## Dataset content

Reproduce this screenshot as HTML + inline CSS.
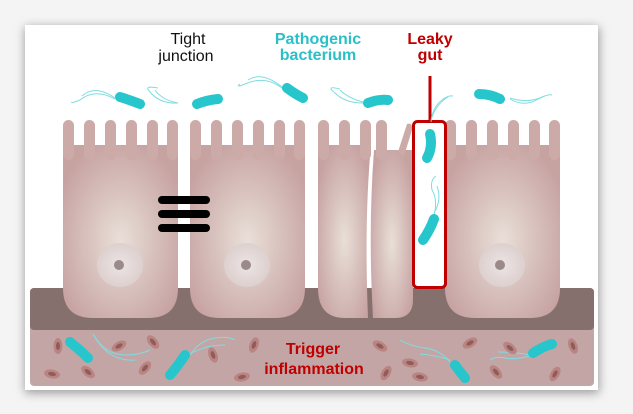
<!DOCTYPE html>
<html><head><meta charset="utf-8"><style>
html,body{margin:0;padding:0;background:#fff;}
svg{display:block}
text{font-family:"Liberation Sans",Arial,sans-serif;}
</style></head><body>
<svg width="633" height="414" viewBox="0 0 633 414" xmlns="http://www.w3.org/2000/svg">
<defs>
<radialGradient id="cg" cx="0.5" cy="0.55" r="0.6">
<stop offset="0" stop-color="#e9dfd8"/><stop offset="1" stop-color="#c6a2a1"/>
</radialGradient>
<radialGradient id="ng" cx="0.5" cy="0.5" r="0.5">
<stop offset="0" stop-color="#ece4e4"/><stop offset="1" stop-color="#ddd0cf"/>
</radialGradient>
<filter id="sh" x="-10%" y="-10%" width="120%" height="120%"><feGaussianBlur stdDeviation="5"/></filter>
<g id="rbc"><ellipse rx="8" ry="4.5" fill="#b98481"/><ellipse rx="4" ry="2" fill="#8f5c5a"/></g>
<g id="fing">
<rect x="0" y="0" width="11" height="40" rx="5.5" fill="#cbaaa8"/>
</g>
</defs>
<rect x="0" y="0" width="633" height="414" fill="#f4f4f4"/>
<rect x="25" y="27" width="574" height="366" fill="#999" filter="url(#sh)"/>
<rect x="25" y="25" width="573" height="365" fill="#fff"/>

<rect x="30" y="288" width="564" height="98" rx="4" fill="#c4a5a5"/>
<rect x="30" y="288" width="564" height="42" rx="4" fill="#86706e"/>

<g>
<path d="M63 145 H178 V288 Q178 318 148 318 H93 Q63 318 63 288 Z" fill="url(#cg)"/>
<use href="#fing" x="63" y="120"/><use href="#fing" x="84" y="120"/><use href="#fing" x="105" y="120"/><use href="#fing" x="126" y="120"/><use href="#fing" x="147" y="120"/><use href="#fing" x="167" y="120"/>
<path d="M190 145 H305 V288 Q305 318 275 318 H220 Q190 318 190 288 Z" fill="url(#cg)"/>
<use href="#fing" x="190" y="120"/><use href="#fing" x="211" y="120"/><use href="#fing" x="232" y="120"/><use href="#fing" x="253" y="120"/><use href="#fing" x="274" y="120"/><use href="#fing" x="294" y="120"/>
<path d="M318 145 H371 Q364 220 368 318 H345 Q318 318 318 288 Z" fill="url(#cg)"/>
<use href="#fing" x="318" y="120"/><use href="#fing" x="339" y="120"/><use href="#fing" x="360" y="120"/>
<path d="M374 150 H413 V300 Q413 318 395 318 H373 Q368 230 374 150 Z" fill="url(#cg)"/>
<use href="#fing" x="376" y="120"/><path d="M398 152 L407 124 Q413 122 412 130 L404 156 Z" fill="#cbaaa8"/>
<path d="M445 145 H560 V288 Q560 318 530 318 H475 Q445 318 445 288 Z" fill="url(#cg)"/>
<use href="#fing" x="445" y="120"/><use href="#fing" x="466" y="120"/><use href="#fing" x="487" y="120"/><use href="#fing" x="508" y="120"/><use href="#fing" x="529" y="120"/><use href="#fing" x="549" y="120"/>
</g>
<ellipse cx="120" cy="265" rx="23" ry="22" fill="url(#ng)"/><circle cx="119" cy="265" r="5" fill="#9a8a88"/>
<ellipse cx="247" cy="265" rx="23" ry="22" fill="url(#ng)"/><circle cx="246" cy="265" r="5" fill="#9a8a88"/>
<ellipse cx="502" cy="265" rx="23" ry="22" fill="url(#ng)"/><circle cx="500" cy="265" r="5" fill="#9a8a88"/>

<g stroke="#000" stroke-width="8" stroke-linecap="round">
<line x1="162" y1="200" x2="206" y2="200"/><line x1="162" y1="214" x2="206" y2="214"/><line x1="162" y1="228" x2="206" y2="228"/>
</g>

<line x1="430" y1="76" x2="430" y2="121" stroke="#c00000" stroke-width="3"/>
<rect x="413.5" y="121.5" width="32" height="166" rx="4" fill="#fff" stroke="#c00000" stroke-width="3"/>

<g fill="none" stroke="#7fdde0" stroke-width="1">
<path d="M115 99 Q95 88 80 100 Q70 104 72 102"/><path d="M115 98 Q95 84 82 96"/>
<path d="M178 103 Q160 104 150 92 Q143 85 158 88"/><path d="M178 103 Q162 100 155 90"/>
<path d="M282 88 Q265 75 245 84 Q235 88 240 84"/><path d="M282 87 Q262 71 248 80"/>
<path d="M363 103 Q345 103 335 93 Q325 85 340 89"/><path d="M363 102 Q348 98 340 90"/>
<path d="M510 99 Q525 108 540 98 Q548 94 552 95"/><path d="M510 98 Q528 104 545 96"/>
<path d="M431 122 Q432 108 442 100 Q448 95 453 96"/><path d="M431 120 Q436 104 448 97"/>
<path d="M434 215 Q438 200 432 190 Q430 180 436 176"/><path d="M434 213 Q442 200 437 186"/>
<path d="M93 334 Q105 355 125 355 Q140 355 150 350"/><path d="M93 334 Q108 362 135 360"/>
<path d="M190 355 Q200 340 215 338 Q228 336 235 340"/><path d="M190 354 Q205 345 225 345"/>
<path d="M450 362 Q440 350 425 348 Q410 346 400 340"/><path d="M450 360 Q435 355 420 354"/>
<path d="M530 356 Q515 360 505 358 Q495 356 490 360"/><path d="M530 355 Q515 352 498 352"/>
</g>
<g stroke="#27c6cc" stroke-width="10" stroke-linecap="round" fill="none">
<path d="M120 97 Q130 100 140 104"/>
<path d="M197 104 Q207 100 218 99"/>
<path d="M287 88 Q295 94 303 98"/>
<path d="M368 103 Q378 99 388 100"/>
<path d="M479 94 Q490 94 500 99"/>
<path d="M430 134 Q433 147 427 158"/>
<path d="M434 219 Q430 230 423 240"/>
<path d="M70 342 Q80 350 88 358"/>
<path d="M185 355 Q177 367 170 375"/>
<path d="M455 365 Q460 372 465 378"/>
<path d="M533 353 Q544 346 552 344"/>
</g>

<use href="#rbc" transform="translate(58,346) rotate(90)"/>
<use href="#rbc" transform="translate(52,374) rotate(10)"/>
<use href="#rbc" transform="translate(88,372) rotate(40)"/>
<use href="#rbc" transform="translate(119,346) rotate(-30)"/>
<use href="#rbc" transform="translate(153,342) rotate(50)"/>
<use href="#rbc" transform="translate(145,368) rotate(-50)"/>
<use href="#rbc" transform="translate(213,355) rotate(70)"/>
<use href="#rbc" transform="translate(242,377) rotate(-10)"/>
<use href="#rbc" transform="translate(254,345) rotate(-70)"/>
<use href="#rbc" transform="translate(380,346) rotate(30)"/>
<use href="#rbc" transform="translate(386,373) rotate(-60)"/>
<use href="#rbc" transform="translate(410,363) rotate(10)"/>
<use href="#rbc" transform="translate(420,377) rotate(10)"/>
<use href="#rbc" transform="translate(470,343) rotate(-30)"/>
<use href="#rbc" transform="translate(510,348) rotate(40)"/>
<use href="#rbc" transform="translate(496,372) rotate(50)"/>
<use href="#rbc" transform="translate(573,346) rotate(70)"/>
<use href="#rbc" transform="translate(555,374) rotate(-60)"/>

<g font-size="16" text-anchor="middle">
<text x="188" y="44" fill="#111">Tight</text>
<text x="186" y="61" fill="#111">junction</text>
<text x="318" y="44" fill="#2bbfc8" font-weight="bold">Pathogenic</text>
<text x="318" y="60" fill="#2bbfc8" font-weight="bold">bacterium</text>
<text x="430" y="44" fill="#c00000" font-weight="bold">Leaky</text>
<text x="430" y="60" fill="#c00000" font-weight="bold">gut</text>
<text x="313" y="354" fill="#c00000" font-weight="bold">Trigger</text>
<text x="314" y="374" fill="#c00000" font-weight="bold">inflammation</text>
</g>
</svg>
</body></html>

## What you should do
Give an exact reproduction of every line, leaving out any picture.

## Response
Reproduce this screenshot as HTML + inline CSS.
<!DOCTYPE html>
<html><head><meta charset="utf-8"><style>
html,body{margin:0;padding:0;background:#fff;}
svg{display:block}
text{font-family:"Liberation Sans",Arial,sans-serif;}
</style></head><body>
<svg width="633" height="414" viewBox="0 0 633 414" xmlns="http://www.w3.org/2000/svg">
<defs>
<radialGradient id="cg" cx="0.5" cy="0.55" r="0.6">
<stop offset="0" stop-color="#e9dfd8"/><stop offset="1" stop-color="#c6a2a1"/>
</radialGradient>
<radialGradient id="ng" cx="0.5" cy="0.5" r="0.5">
<stop offset="0" stop-color="#ece4e4"/><stop offset="1" stop-color="#ddd0cf"/>
</radialGradient>
<filter id="sh" x="-10%" y="-10%" width="120%" height="120%"><feGaussianBlur stdDeviation="5"/></filter>
<g id="rbc"><ellipse rx="8" ry="4.5" fill="#b98481"/><ellipse rx="4" ry="2" fill="#8f5c5a"/></g>
<g id="fing">
<rect x="0" y="0" width="11" height="40" rx="5.5" fill="#cbaaa8"/>
</g>
</defs>
<rect x="0" y="0" width="633" height="414" fill="#f4f4f4"/>
<rect x="25" y="27" width="574" height="366" fill="#999" filter="url(#sh)"/>
<rect x="25" y="25" width="573" height="365" fill="#fff"/>

<rect x="30" y="288" width="564" height="98" rx="4" fill="#c4a5a5"/>
<rect x="30" y="288" width="564" height="42" rx="4" fill="#86706e"/>

<g>
<path d="M63 145 H178 V288 Q178 318 148 318 H93 Q63 318 63 288 Z" fill="url(#cg)"/>
<use href="#fing" x="63" y="120"/><use href="#fing" x="84" y="120"/><use href="#fing" x="105" y="120"/><use href="#fing" x="126" y="120"/><use href="#fing" x="147" y="120"/><use href="#fing" x="167" y="120"/>
<path d="M190 145 H305 V288 Q305 318 275 318 H220 Q190 318 190 288 Z" fill="url(#cg)"/>
<use href="#fing" x="190" y="120"/><use href="#fing" x="211" y="120"/><use href="#fing" x="232" y="120"/><use href="#fing" x="253" y="120"/><use href="#fing" x="274" y="120"/><use href="#fing" x="294" y="120"/>
<path d="M318 145 H371 Q364 220 368 318 H345 Q318 318 318 288 Z" fill="url(#cg)"/>
<use href="#fing" x="318" y="120"/><use href="#fing" x="339" y="120"/><use href="#fing" x="360" y="120"/>
<path d="M374 150 H413 V300 Q413 318 395 318 H373 Q368 230 374 150 Z" fill="url(#cg)"/>
<use href="#fing" x="376" y="120"/><path d="M398 152 L407 124 Q413 122 412 130 L404 156 Z" fill="#cbaaa8"/>
<path d="M445 145 H560 V288 Q560 318 530 318 H475 Q445 318 445 288 Z" fill="url(#cg)"/>
<use href="#fing" x="445" y="120"/><use href="#fing" x="466" y="120"/><use href="#fing" x="487" y="120"/><use href="#fing" x="508" y="120"/><use href="#fing" x="529" y="120"/><use href="#fing" x="549" y="120"/>
</g>
<ellipse cx="120" cy="265" rx="23" ry="22" fill="url(#ng)"/><circle cx="119" cy="265" r="5" fill="#9a8a88"/>
<ellipse cx="247" cy="265" rx="23" ry="22" fill="url(#ng)"/><circle cx="246" cy="265" r="5" fill="#9a8a88"/>
<ellipse cx="502" cy="265" rx="23" ry="22" fill="url(#ng)"/><circle cx="500" cy="265" r="5" fill="#9a8a88"/>

<g stroke="#000" stroke-width="8" stroke-linecap="round">
<line x1="162" y1="200" x2="206" y2="200"/><line x1="162" y1="214" x2="206" y2="214"/><line x1="162" y1="228" x2="206" y2="228"/>
</g>

<line x1="430" y1="76" x2="430" y2="121" stroke="#c00000" stroke-width="3"/>
<rect x="413.5" y="121.5" width="32" height="166" rx="4" fill="#fff" stroke="#c00000" stroke-width="3"/>

<g fill="none" stroke="#7fdde0" stroke-width="1">
<path d="M115 99 Q95 88 80 100 Q70 104 72 102"/><path d="M115 98 Q95 84 82 96"/>
<path d="M178 103 Q160 104 150 92 Q143 85 158 88"/><path d="M178 103 Q162 100 155 90"/>
<path d="M282 88 Q265 75 245 84 Q235 88 240 84"/><path d="M282 87 Q262 71 248 80"/>
<path d="M363 103 Q345 103 335 93 Q325 85 340 89"/><path d="M363 102 Q348 98 340 90"/>
<path d="M510 99 Q525 108 540 98 Q548 94 552 95"/><path d="M510 98 Q528 104 545 96"/>
<path d="M431 122 Q432 108 442 100 Q448 95 453 96"/><path d="M431 120 Q436 104 448 97"/>
<path d="M434 215 Q438 200 432 190 Q430 180 436 176"/><path d="M434 213 Q442 200 437 186"/>
<path d="M93 334 Q105 355 125 355 Q140 355 150 350"/><path d="M93 334 Q108 362 135 360"/>
<path d="M190 355 Q200 340 215 338 Q228 336 235 340"/><path d="M190 354 Q205 345 225 345"/>
<path d="M450 362 Q440 350 425 348 Q410 346 400 340"/><path d="M450 360 Q435 355 420 354"/>
<path d="M530 356 Q515 360 505 358 Q495 356 490 360"/><path d="M530 355 Q515 352 498 352"/>
</g>
<g stroke="#27c6cc" stroke-width="10" stroke-linecap="round" fill="none">
<path d="M120 97 Q130 100 140 104"/>
<path d="M197 104 Q207 100 218 99"/>
<path d="M287 88 Q295 94 303 98"/>
<path d="M368 103 Q378 99 388 100"/>
<path d="M479 94 Q490 94 500 99"/>
<path d="M430 134 Q433 147 427 158"/>
<path d="M434 219 Q430 230 423 240"/>
<path d="M70 342 Q80 350 88 358"/>
<path d="M185 355 Q177 367 170 375"/>
<path d="M455 365 Q460 372 465 378"/>
<path d="M533 353 Q544 346 552 344"/>
</g>

<use href="#rbc" transform="translate(58,346) rotate(90)"/>
<use href="#rbc" transform="translate(52,374) rotate(10)"/>
<use href="#rbc" transform="translate(88,372) rotate(40)"/>
<use href="#rbc" transform="translate(119,346) rotate(-30)"/>
<use href="#rbc" transform="translate(153,342) rotate(50)"/>
<use href="#rbc" transform="translate(145,368) rotate(-50)"/>
<use href="#rbc" transform="translate(213,355) rotate(70)"/>
<use href="#rbc" transform="translate(242,377) rotate(-10)"/>
<use href="#rbc" transform="translate(254,345) rotate(-70)"/>
<use href="#rbc" transform="translate(380,346) rotate(30)"/>
<use href="#rbc" transform="translate(386,373) rotate(-60)"/>
<use href="#rbc" transform="translate(410,363) rotate(10)"/>
<use href="#rbc" transform="translate(420,377) rotate(10)"/>
<use href="#rbc" transform="translate(470,343) rotate(-30)"/>
<use href="#rbc" transform="translate(510,348) rotate(40)"/>
<use href="#rbc" transform="translate(496,372) rotate(50)"/>
<use href="#rbc" transform="translate(573,346) rotate(70)"/>
<use href="#rbc" transform="translate(555,374) rotate(-60)"/>

<g font-size="16" text-anchor="middle">
<text x="188" y="44" fill="#111">Tight</text>
<text x="186" y="61" fill="#111">junction</text>
<text x="318" y="44" fill="#2bbfc8" font-weight="bold">Pathogenic</text>
<text x="318" y="60" fill="#2bbfc8" font-weight="bold">bacterium</text>
<text x="430" y="44" fill="#c00000" font-weight="bold">Leaky</text>
<text x="430" y="60" fill="#c00000" font-weight="bold">gut</text>
<text x="313" y="354" fill="#c00000" font-weight="bold">Trigger</text>
<text x="314" y="374" fill="#c00000" font-weight="bold">inflammation</text>
</g>
</svg>
</body></html>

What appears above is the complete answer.